Make an exact copy of all the material below, apart from the pictures.

---*---

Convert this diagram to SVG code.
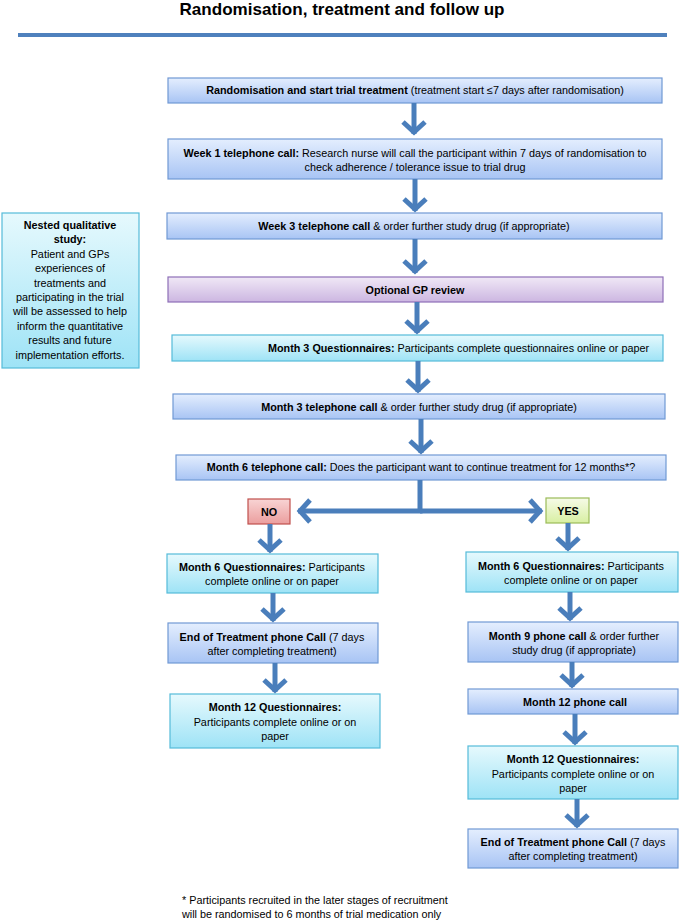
<svg xmlns="http://www.w3.org/2000/svg" width="685" height="924" viewBox="0 0 685 924">
<defs>
<linearGradient id="gBlue" x1="0" y1="0" x2="0" y2="1"><stop offset="0" stop-color="#e4eefe"/><stop offset="1" stop-color="#a8c4f4"/></linearGradient>
<linearGradient id="gCyan" x1="0" y1="0" x2="0" y2="1"><stop offset="0" stop-color="#e6f9fd"/><stop offset="1" stop-color="#9ee3f6"/></linearGradient>
<linearGradient id="gPurple" x1="0" y1="0" x2="0" y2="1"><stop offset="0" stop-color="#f0e8f6"/><stop offset="1" stop-color="#ccb6e1"/></linearGradient>
<linearGradient id="gRed" x1="0" y1="0" x2="0" y2="1"><stop offset="0" stop-color="#f8d4d4"/><stop offset="1" stop-color="#eb9e9e"/></linearGradient>
<linearGradient id="gGreen" x1="0" y1="0" x2="0" y2="1"><stop offset="0" stop-color="#f6fbe8"/><stop offset="1" stop-color="#d8efa2"/></linearGradient>
<marker id="ah" markerUnits="userSpaceOnUse" viewBox="-16 -15 20 30" refX="0" refY="0" markerWidth="20" markerHeight="30" orient="auto">
<path d="M-12,-11 L-2,0 L-12,11" fill="none" stroke="#4a7ebb" stroke-width="5"/>
</marker>
</defs>
<style>
text{font-family:"Liberation Sans",Arial,sans-serif;font-size:10.8px;fill:#000;}
.c{text-anchor:middle;}
.b{font-weight:bold;}
.blue{fill:url(#gBlue);stroke:#7199d4;stroke-width:1.2;}
.cyan{fill:url(#gCyan);stroke:#55bbd9;stroke-width:1.2;}
.purple{fill:url(#gPurple);stroke:#8e6fb7;stroke-width:1.2;}
.red{fill:url(#gRed);stroke:#c0504d;stroke-width:1.2;}
.green{fill:url(#gGreen);stroke:#9bbb59;stroke-width:1.2;}
.conn path{fill:none;stroke:#4a7ebb;stroke-width:5;marker-end:url(#ah);}
</style>
<rect width="685" height="924" fill="#fff"/>
<g id="title">
<text x="342" y="15" class="c b" style="font-size:17px" textLength="325" lengthAdjust="spacingAndGlyphs">Randomisation, treatment and follow up</text>
<rect x="18" y="33" width="649" height="4" fill="#4f81bd"/>
</g>
<g id="n1"><rect x="168" y="78" width="494" height="25" class="blue"/>
<text x="415" y="94" class="c"><tspan class="b">Randomisation and start trial treatment</tspan> (treatment start ≤7 days after randomisation)</text></g>
<g id="n2"><rect x="168" y="139" width="494" height="40" class="blue"/>
<text x="415" y="156.5" class="c"><tspan class="b">Week 1 telephone call:</tspan> Research nurse will call the participant within 7 days of randomisation to</text>
<text x="415" y="170.5" class="c">check adherence / tolerance issue to trial drug</text></g>
<g id="n3"><rect x="167" y="213" width="495" height="26" class="blue"/>
<text x="414" y="230" class="c"><tspan class="b">Week 3 telephone call</tspan> &amp; order further study drug (if appropriate)</text></g>
<g id="n4"><rect x="168" y="277" width="495" height="25" class="purple"/>
<text x="415" y="294" class="c b">Optional GP review</text></g>
<g id="n5"><rect x="172" y="335" width="491" height="26" class="cyan"/>
<text x="268" y="352"><tspan class="b">Month 3 Questionnaires:</tspan>  Participants complete questionnaires online or paper</text></g>
<g id="n6"><rect x="173" y="394" width="492" height="25" class="blue"/>
<text x="419" y="411" class="c"><tspan class="b">Month 3 telephone call</tspan> &amp; order further study drug (if appropriate)</text></g>
<g id="n7"><rect x="176" y="455" width="490" height="25" class="blue"/>
<text x="421" y="471" class="c"><tspan class="b">Month 6 telephone call:</tspan> Does the participant want to continue treatment for 12 months*?</text></g>
<g id="nNo"><rect x="248" y="499" width="42" height="25" class="red"/>
<text x="269" y="515.5" class="c b">NO</text></g>
<g id="nYes"><rect x="546" y="498" width="43" height="25" class="green"/>
<text x="568" y="515" class="c b">YES</text></g>
<g id="side"><rect x="2" y="213" width="137" height="155" class="cyan"/>
<text x="70" y="229" class="c b">Nested qualitative</text>
<text x="70" y="243.4" class="c b">study:</text>
<text x="70" y="257.8" class="c">Patient and GPs</text>
<text x="70" y="272.2" class="c">experiences of</text>
<text x="70" y="286.6" class="c">treatments and</text>
<text x="70" y="301" class="c">participating in the trial</text>
<text x="70" y="315.4" class="c">will be assessed to help</text>
<text x="70" y="329.8" class="c">inform the quantitative</text>
<text x="70" y="344.2" class="c">results and future</text>
<text x="70" y="358.6" class="c">implementation efforts.</text></g>
<g id="l1"><rect x="167" y="554" width="211" height="39" class="cyan"/>
<text x="272" y="571" class="c"><tspan class="b">Month 6 Questionnaires:</tspan>  Participants</text>
<text x="272" y="585" class="c">complete online or on paper</text></g>
<g id="l2"><rect x="168" y="623" width="210" height="40" class="blue"/>
<text x="272" y="641" class="c"><tspan class="b">End of Treatment phone Call</tspan> (7 days</text>
<text x="272" y="655" class="c">after completing treatment)</text></g>
<g id="l3"><rect x="170" y="694" width="210" height="54" class="cyan"/>
<text x="275" y="711" class="c b">Month 12 Questionnaires:</text>
<text x="275" y="725.5" class="c">Participants complete online or on</text>
<text x="275" y="740" class="c">paper</text></g>
<g id="r1"><rect x="466" y="552" width="212" height="40" class="cyan"/>
<text x="571" y="570" class="c"><tspan class="b">Month 6 Questionnaires:</tspan>  Participants</text>
<text x="571" y="584" class="c">complete online or on paper</text></g>
<g id="r2"><rect x="468" y="622" width="210" height="40" class="blue"/>
<text x="574" y="640" class="c"><tspan class="b">Month 9 phone call</tspan> &amp; order further</text>
<text x="574" y="654" class="c">study drug (if appropriate)</text></g>
<g id="r3"><rect x="468" y="689" width="210" height="25" class="blue"/>
<text x="575" y="705.5" class="c b">Month 12 phone call</text></g>
<g id="r4"><rect x="468" y="746" width="210" height="53" class="cyan"/>
<text x="573" y="763" class="c b">Month 12 Questionnaires:</text>
<text x="573" y="777.5" class="c">Participants complete online or on</text>
<text x="573" y="792" class="c">paper</text></g>
<g id="r5"><rect x="468" y="829" width="210" height="39" class="blue"/>
<text x="573" y="846" class="c"><tspan class="b">End of Treatment phone Call</tspan> (7 days</text>
<text x="573" y="860" class="c">after completing treatment)</text></g>
<g id="footnote">
<text x="182" y="904">* Participants recruited in the later stages of recruitment</text>
<text x="182" y="918">will be randomised to 6 months of trial medication only</text></g>
<g id="connectors" class="conn">
<path d="M414,103 V134"/>
<path d="M415,179 V211"/>
<path d="M415,239 V273"/>
<path d="M417,302 V333"/>
<path d="M418,361 V392"/>
<path d="M421,419 V453"/>
<path d="M420,480 V511 H298"/>
<path d="M420,511 H542"/>
<path d="M270,524 V552"/>
<path d="M273,593 V621"/>
<path d="M275,663 V692"/>
<path d="M568,523 V550"/>
<path d="M570,592 V620"/>
<path d="M572,662 V687"/>
<path d="M575,714 V744"/>
<path d="M577,799 V827"/>
</g>
</svg>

---*---

Output of the exercise =>
Convert this diagram to SVG code.
<svg xmlns="http://www.w3.org/2000/svg" width="685" height="924" viewBox="0 0 685 924">
<defs>
<linearGradient id="gBlue" x1="0" y1="0" x2="0" y2="1"><stop offset="0" stop-color="#e4eefe"/><stop offset="1" stop-color="#a8c4f4"/></linearGradient>
<linearGradient id="gCyan" x1="0" y1="0" x2="0" y2="1"><stop offset="0" stop-color="#e6f9fd"/><stop offset="1" stop-color="#9ee3f6"/></linearGradient>
<linearGradient id="gPurple" x1="0" y1="0" x2="0" y2="1"><stop offset="0" stop-color="#f0e8f6"/><stop offset="1" stop-color="#ccb6e1"/></linearGradient>
<linearGradient id="gRed" x1="0" y1="0" x2="0" y2="1"><stop offset="0" stop-color="#f8d4d4"/><stop offset="1" stop-color="#eb9e9e"/></linearGradient>
<linearGradient id="gGreen" x1="0" y1="0" x2="0" y2="1"><stop offset="0" stop-color="#f6fbe8"/><stop offset="1" stop-color="#d8efa2"/></linearGradient>
<marker id="ah" markerUnits="userSpaceOnUse" viewBox="-16 -15 20 30" refX="0" refY="0" markerWidth="20" markerHeight="30" orient="auto">
<path d="M-12,-11 L-2,0 L-12,11" fill="none" stroke="#4a7ebb" stroke-width="5"/>
</marker>
</defs>
<style>
text{font-family:"Liberation Sans",Arial,sans-serif;font-size:10.8px;fill:#000;}
.c{text-anchor:middle;}
.b{font-weight:bold;}
.blue{fill:url(#gBlue);stroke:#7199d4;stroke-width:1.2;}
.cyan{fill:url(#gCyan);stroke:#55bbd9;stroke-width:1.2;}
.purple{fill:url(#gPurple);stroke:#8e6fb7;stroke-width:1.2;}
.red{fill:url(#gRed);stroke:#c0504d;stroke-width:1.2;}
.green{fill:url(#gGreen);stroke:#9bbb59;stroke-width:1.2;}
.conn path{fill:none;stroke:#4a7ebb;stroke-width:5;marker-end:url(#ah);}
</style>
<rect width="685" height="924" fill="#fff"/>
<g id="title">
<text x="342" y="15" class="c b" style="font-size:17px" textLength="325" lengthAdjust="spacingAndGlyphs">Randomisation, treatment and follow up</text>
<rect x="18" y="33" width="649" height="4" fill="#4f81bd"/>
</g>
<g id="n1"><rect x="168" y="78" width="494" height="25" class="blue"/>
<text x="415" y="94" class="c"><tspan class="b">Randomisation and start trial treatment</tspan> (treatment start ≤7 days after randomisation)</text></g>
<g id="n2"><rect x="168" y="139" width="494" height="40" class="blue"/>
<text x="415" y="156.5" class="c"><tspan class="b">Week 1 telephone call:</tspan> Research nurse will call the participant within 7 days of randomisation to</text>
<text x="415" y="170.5" class="c">check adherence / tolerance issue to trial drug</text></g>
<g id="n3"><rect x="167" y="213" width="495" height="26" class="blue"/>
<text x="414" y="230" class="c"><tspan class="b">Week 3 telephone call</tspan> &amp; order further study drug (if appropriate)</text></g>
<g id="n4"><rect x="168" y="277" width="495" height="25" class="purple"/>
<text x="415" y="294" class="c b">Optional GP review</text></g>
<g id="n5"><rect x="172" y="335" width="491" height="26" class="cyan"/>
<text x="268" y="352"><tspan class="b">Month 3 Questionnaires:</tspan>  Participants complete questionnaires online or paper</text></g>
<g id="n6"><rect x="173" y="394" width="492" height="25" class="blue"/>
<text x="419" y="411" class="c"><tspan class="b">Month 3 telephone call</tspan> &amp; order further study drug (if appropriate)</text></g>
<g id="n7"><rect x="176" y="455" width="490" height="25" class="blue"/>
<text x="421" y="471" class="c"><tspan class="b">Month 6 telephone call:</tspan> Does the participant want to continue treatment for 12 months*?</text></g>
<g id="nNo"><rect x="248" y="499" width="42" height="25" class="red"/>
<text x="269" y="515.5" class="c b">NO</text></g>
<g id="nYes"><rect x="546" y="498" width="43" height="25" class="green"/>
<text x="568" y="515" class="c b">YES</text></g>
<g id="side"><rect x="2" y="213" width="137" height="155" class="cyan"/>
<text x="70" y="229" class="c b">Nested qualitative</text>
<text x="70" y="243.4" class="c b">study:</text>
<text x="70" y="257.8" class="c">Patient and GPs</text>
<text x="70" y="272.2" class="c">experiences of</text>
<text x="70" y="286.6" class="c">treatments and</text>
<text x="70" y="301" class="c">participating in the trial</text>
<text x="70" y="315.4" class="c">will be assessed to help</text>
<text x="70" y="329.8" class="c">inform the quantitative</text>
<text x="70" y="344.2" class="c">results and future</text>
<text x="70" y="358.6" class="c">implementation efforts.</text></g>
<g id="l1"><rect x="167" y="554" width="211" height="39" class="cyan"/>
<text x="272" y="571" class="c"><tspan class="b">Month 6 Questionnaires:</tspan>  Participants</text>
<text x="272" y="585" class="c">complete online or on paper</text></g>
<g id="l2"><rect x="168" y="623" width="210" height="40" class="blue"/>
<text x="272" y="641" class="c"><tspan class="b">End of Treatment phone Call</tspan> (7 days</text>
<text x="272" y="655" class="c">after completing treatment)</text></g>
<g id="l3"><rect x="170" y="694" width="210" height="54" class="cyan"/>
<text x="275" y="711" class="c b">Month 12 Questionnaires:</text>
<text x="275" y="725.5" class="c">Participants complete online or on</text>
<text x="275" y="740" class="c">paper</text></g>
<g id="r1"><rect x="466" y="552" width="212" height="40" class="cyan"/>
<text x="571" y="570" class="c"><tspan class="b">Month 6 Questionnaires:</tspan>  Participants</text>
<text x="571" y="584" class="c">complete online or on paper</text></g>
<g id="r2"><rect x="468" y="622" width="210" height="40" class="blue"/>
<text x="574" y="640" class="c"><tspan class="b">Month 9 phone call</tspan> &amp; order further</text>
<text x="574" y="654" class="c">study drug (if appropriate)</text></g>
<g id="r3"><rect x="468" y="689" width="210" height="25" class="blue"/>
<text x="575" y="705.5" class="c b">Month 12 phone call</text></g>
<g id="r4"><rect x="468" y="746" width="210" height="53" class="cyan"/>
<text x="573" y="763" class="c b">Month 12 Questionnaires:</text>
<text x="573" y="777.5" class="c">Participants complete online or on</text>
<text x="573" y="792" class="c">paper</text></g>
<g id="r5"><rect x="468" y="829" width="210" height="39" class="blue"/>
<text x="573" y="846" class="c"><tspan class="b">End of Treatment phone Call</tspan> (7 days</text>
<text x="573" y="860" class="c">after completing treatment)</text></g>
<g id="footnote">
<text x="182" y="904">* Participants recruited in the later stages of recruitment</text>
<text x="182" y="918">will be randomised to 6 months of trial medication only</text></g>
<g id="connectors" class="conn">
<path d="M414,103 V134"/>
<path d="M415,179 V211"/>
<path d="M415,239 V273"/>
<path d="M417,302 V333"/>
<path d="M418,361 V392"/>
<path d="M421,419 V453"/>
<path d="M420,480 V511 H298"/>
<path d="M420,511 H542"/>
<path d="M270,524 V552"/>
<path d="M273,593 V621"/>
<path d="M275,663 V692"/>
<path d="M568,523 V550"/>
<path d="M570,592 V620"/>
<path d="M572,662 V687"/>
<path d="M575,714 V744"/>
<path d="M577,799 V827"/>
</g>
</svg>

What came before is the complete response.